A book of a more unusual kind, however, was published recently: Sattumasoppaa. Pulavuosien parhaat palat (‘Surprise soup. Choicest morsels of the slump’, Tammi, 2008) by Hanna Pukkila goes back to the years when coffee, sugar, milk, butter, meat, bread and even grain disappeared or became very scarce in shops and in people’s kitchens due to the long years of war, and after.
In 1939 the Winter War against the Soviet Union broke out, and before hostilities began again in 1941, severe droughts damaged harvests; in addition, after the Winter War, a tenth of Finland’s field area had been yielded to the Soviet Union as reparations.

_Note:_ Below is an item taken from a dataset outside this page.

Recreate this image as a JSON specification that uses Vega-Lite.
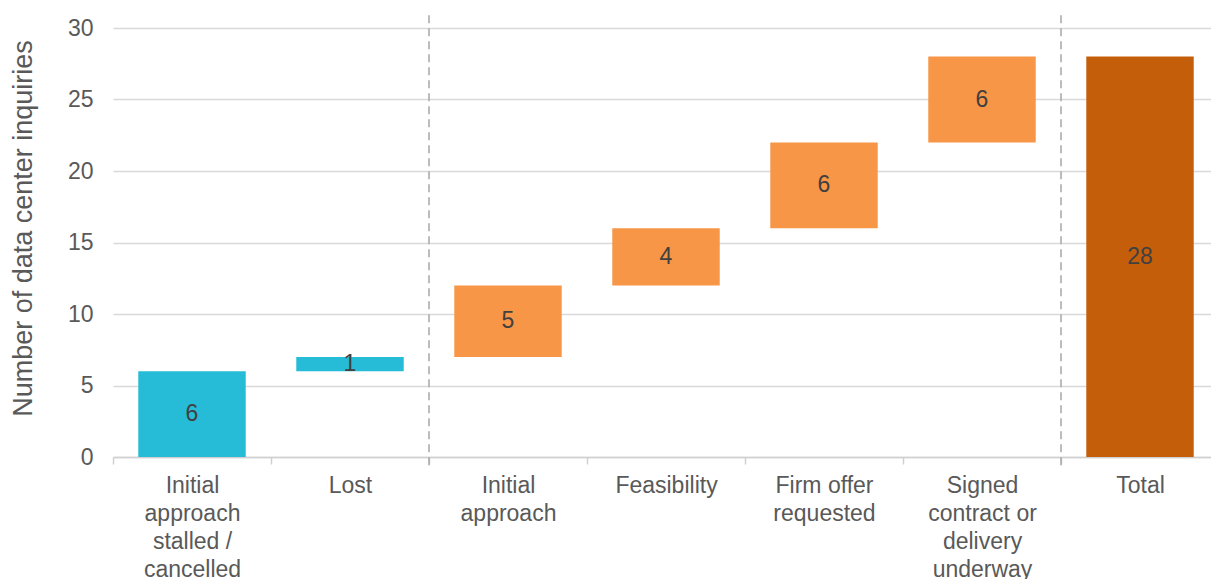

So people had to invent ersatz grub: butter was mixed with cooked potatoes or carrots, flour was made of leaves (‘almost any that can be found will do’), ‘whipped cream’ was made of flour, water and a spoonful of sugar, ‘coffee’ of chicory or sugarbeet, ‘drinking chocolate’ of ground, roasted acorns.
Nettles, mushrooms and berries were collected assiduously. Swedes, cabbage and turnips became staple foods, and a baked, stuffed pumpkin replaced Christmas ham.
The years of austerity came to an end only in 1954, when Finns finally regained the unlimited use of real coffee.
A dessert recipe from Sattumasoppaa instructs: ‘take a large bowlful of pure driven snow, drip carefully, drop by drop, one to two cups of diluted berry syrup into it and sprinkle a little sugar on top.’
Even during those culinary hard times when not much was really what it was called, this went by the name of ‘Syrup snow, or a frivolous dessert’.